__Brief__.
Write out, word for word, every line from the first one through the line that holds "fill: '#1a1a1a', align: 'center', verticalAlign: 'middle'", and nothing else; skip the pictures.

___ Information supplied ___

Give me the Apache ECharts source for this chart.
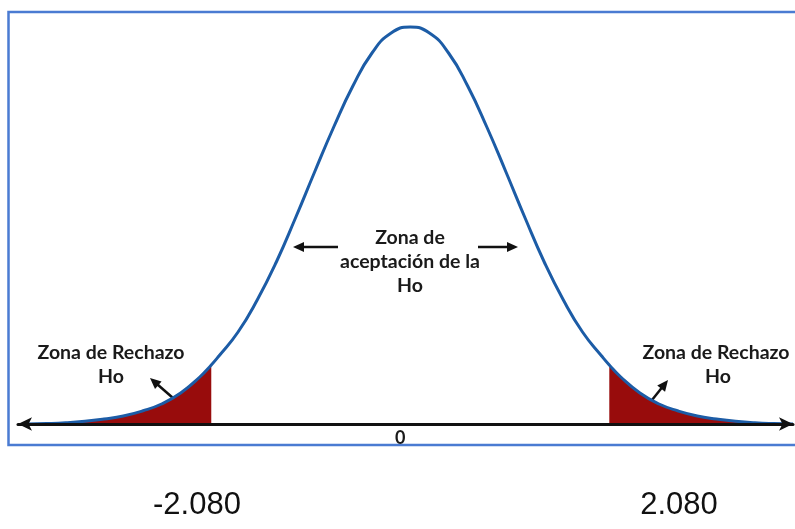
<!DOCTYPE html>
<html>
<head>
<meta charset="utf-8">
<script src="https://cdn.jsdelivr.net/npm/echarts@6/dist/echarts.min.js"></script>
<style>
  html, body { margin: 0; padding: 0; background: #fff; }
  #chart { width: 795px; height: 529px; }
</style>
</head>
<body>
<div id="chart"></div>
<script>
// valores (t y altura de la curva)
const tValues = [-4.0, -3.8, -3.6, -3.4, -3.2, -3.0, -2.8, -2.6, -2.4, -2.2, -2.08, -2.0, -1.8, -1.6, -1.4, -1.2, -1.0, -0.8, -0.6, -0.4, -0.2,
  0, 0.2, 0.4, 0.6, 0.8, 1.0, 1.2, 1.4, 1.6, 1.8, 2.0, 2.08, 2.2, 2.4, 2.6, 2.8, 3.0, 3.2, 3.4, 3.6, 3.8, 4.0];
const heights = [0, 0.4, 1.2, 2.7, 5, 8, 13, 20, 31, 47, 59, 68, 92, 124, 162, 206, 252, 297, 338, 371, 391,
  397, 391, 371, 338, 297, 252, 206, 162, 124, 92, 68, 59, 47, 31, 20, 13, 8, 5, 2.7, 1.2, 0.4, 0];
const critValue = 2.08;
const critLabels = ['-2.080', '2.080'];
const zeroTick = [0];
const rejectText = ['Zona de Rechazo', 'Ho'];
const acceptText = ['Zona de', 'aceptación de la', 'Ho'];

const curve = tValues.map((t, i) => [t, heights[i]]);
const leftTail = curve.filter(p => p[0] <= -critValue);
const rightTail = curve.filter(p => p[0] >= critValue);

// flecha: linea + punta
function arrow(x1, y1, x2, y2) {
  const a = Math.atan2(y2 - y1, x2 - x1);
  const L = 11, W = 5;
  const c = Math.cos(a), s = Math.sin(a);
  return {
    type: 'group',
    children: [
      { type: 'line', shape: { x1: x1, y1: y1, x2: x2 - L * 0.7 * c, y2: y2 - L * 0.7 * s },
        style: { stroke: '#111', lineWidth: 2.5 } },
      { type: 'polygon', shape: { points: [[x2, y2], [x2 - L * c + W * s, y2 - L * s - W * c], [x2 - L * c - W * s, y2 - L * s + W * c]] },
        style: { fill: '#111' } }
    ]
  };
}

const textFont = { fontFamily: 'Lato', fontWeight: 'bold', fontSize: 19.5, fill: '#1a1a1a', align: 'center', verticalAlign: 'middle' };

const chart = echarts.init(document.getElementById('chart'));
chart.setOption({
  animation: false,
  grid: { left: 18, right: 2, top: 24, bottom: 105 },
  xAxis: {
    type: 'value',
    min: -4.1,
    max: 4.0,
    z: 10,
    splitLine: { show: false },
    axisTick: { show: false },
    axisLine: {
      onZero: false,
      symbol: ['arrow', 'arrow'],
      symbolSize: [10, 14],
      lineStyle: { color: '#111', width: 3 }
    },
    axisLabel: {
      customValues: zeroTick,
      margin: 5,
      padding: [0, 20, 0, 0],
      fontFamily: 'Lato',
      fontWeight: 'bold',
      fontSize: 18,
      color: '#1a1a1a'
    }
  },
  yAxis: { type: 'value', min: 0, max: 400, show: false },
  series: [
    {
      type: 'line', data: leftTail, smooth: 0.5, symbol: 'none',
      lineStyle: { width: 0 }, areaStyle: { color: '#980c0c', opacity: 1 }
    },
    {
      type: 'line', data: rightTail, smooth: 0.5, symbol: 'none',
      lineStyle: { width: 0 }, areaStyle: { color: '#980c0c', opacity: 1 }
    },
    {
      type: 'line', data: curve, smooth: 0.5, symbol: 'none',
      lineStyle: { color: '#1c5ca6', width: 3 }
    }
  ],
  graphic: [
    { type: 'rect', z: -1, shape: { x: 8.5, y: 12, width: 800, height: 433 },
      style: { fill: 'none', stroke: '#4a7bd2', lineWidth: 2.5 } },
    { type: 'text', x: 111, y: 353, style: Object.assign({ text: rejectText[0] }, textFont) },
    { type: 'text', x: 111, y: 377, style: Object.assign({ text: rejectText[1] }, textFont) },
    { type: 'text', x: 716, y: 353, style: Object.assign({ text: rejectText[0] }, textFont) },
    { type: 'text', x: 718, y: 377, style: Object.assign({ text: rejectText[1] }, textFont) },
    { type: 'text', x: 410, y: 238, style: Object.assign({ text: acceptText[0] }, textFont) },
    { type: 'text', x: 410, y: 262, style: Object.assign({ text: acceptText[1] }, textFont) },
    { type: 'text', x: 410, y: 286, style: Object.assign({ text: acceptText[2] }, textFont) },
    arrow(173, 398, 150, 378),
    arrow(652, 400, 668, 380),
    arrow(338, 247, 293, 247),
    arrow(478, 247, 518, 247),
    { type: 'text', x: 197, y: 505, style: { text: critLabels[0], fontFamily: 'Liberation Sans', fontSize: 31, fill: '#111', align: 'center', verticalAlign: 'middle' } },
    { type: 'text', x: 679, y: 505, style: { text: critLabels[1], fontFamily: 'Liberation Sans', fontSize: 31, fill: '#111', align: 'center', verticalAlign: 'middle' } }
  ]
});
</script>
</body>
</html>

___

__Task result__.
Give me the Apache ECharts source for this chart.
<!DOCTYPE html>
<html>
<head>
<meta charset="utf-8">
<script src="https://cdn.jsdelivr.net/npm/echarts@6/dist/echarts.min.js"></script>
<style>
  html, body { margin: 0; padding: 0; background: #fff; }
  #chart { width: 795px; height: 529px; }
</style>
</head>
<body>
<div id="chart"></div>
<script>
// valores (t y altura de la curva)
const tValues = [-4.0, -3.8, -3.6, -3.4, -3.2, -3.0, -2.8, -2.6, -2.4, -2.2, -2.08, -2.0, -1.8, -1.6, -1.4, -1.2, -1.0, -0.8, -0.6, -0.4, -0.2,
  0, 0.2, 0.4, 0.6, 0.8, 1.0, 1.2, 1.4, 1.6, 1.8, 2.0, 2.08, 2.2, 2.4, 2.6, 2.8, 3.0, 3.2, 3.4, 3.6, 3.8, 4.0];
const heights = [0, 0.4, 1.2, 2.7, 5, 8, 13, 20, 31, 47, 59, 68, 92, 124, 162, 206, 252, 297, 338, 371, 391,
  397, 391, 371, 338, 297, 252, 206, 162, 124, 92, 68, 59, 47, 31, 20, 13, 8, 5, 2.7, 1.2, 0.4, 0];
const critValue = 2.08;
const critLabels = ['-2.080', '2.080'];
const zeroTick = [0];
const rejectText = ['Zona de Rechazo', 'Ho'];
const acceptText = ['Zona de', 'aceptación de la', 'Ho'];

const curve = tValues.map((t, i) => [t, heights[i]]);
const leftTail = curve.filter(p => p[0] <= -critValue);
const rightTail = curve.filter(p => p[0] >= critValue);

// flecha: linea + punta
function arrow(x1, y1, x2, y2) {
  const a = Math.atan2(y2 - y1, x2 - x1);
  const L = 11, W = 5;
  const c = Math.cos(a), s = Math.sin(a);
  return {
    type: 'group',
    children: [
      { type: 'line', shape: { x1: x1, y1: y1, x2: x2 - L * 0.7 * c, y2: y2 - L * 0.7 * s },
        style: { stroke: '#111', lineWidth: 2.5 } },
      { type: 'polygon', shape: { points: [[x2, y2], [x2 - L * c + W * s, y2 - L * s - W * c], [x2 - L * c - W * s, y2 - L * s + W * c]] },
        style: { fill: '#111' } }
    ]
  };
}

const textFont = { fontFamily: 'Lato', fontWeight: 'bold', fontSize: 19.5, fill: '#1a1a1a', align: 'center', verticalAlign: 'middle' };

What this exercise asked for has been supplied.